Sunken
Open Circle Theater, 429 Boren Ave N, 325-6500. Thurs-Sat at 8, Sun at 7; $12. Through Nov 18.

THE MIXED-GENRE farce has become a staple of sketch comedy by exquisitely indulging the audience's desire to be in on the joke. But audience familiarity is a two-edged sword. As anyone who has ever considered suicide during a long Saturday Night Live sketch will confirm, getting the basic joke right away puts even more pressure on keeping things moving.

Sunken mixes kitchen-sink drama and zombie movies, an admirable pairing of emotional tedium and gonzo violence. Lyam White's plot conjoins the problems of flesh-eating and a troubled son's suicidal depression, and the dysfunctional family works through their issues while disemboweling packs of ravenous undead. The way actors like Jeremy Young light up when they get to stop talking to people and start attacking them points toward the genre preferred by the ensemble, one that will no doubt be shared by the audience. While the stage combat is universally horrid, Skot Kurruk's deep-throating of an entire cat nearly makes the show.

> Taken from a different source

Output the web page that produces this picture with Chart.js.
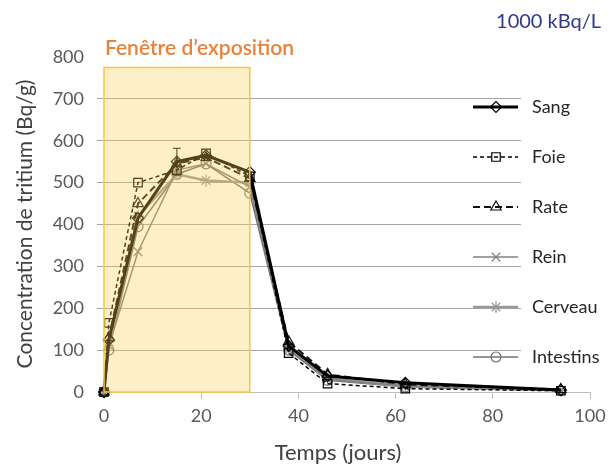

But a killer concept and several strong throwaway bits can't save a play that screams for more time in the laboratory. White builds his narrative by adding characters, crowding the stage with living plot complications so dull that the zombies come as a relief. Unpacking this much back-story would challenge the finest comedic ensemble; it slaughters the strained efforts of this one. Worst of all are needless set changes and elaborate setups that sacrifice comedic payoffs for even more exposition. It's a story about a man not quite ready to die; the flashes of intensity that bubble up from below Sunken's dreary surface indicate a decent play that has yet to be born.